Investments in lands managed by the Park Service pay big dividends locally, so why put it on short rations? Continued judicious development (and catching up on maintenance and repair projects) makes a lot more sense. Communities near national parks and monuments have a vested interest in making sure those resources stay healthy.

Mancos, Cortez and Durango do not have the option of increasing visitor amenities within the park, and the National Park Service probably does not either, as Congress whittles away at the out-of-sight, out-of-mind demands on the federal budget. Locals who are concerned about the health of the economy should consider contacting their senators and congressmen.
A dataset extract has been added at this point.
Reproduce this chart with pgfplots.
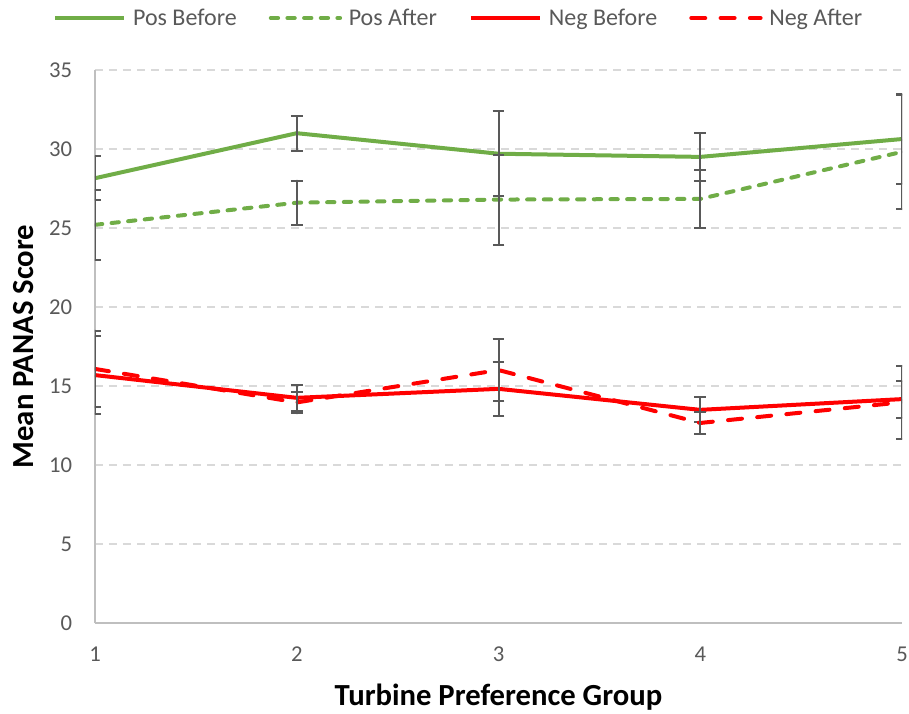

What local residents can do with greater likelihood of success, though, is to invest in ways to leverage visitation by keeping visitors here a little longer — or, in plainer language, persuading them to spend a little more.

Durango offers plenty of opportunity for that. In Cortez, the attractions certainly exist, although they may not be as easily monetized. Archaeological tourism opportunities in the United States do not get any better than what’s available in the Four Corners region, but exploring in Canyons of the Ancients does not automatically create as much revenue as riding the train from Durango to Silverton and back, and there is not as much to do in the evenings. And little Mancos, which should receive a good boost from being named by Smithsonian magazine as one of the top 20 towns near national parks, probably needs to work even harder than Cortez to keep tourism dollars.

The symbiosis between parks and the surrounding area is important, because not everyone in a visiting family may be enthralled by ancestral Pueblo history, and to attract that family, the area must offer something for everyone. The parks and monuments benefit from the other activities communities can offer, and those communities certainly benefit from the presence of the parks.

It is tempting, and somewhat popular right now, to criticize federal land ownership, and it is true that tourism-related jobs tend not to pay well. But visitation is a relatively low-impact economic driver, and while it ebbs and flows based on various considerations — we can all hope to see neither an orange river nor a smoke-filled sky — it is not as fickle as energy. Just ask North Dakota.

Mesa Verde and the National Park Service deserve a lot of appreciation for bringing visitors and their vacation dollars to this region. Without Mesa Verde, some local communities would struggle far more than they do. Capitalize on that advantage, rather than trying to evict the federal government.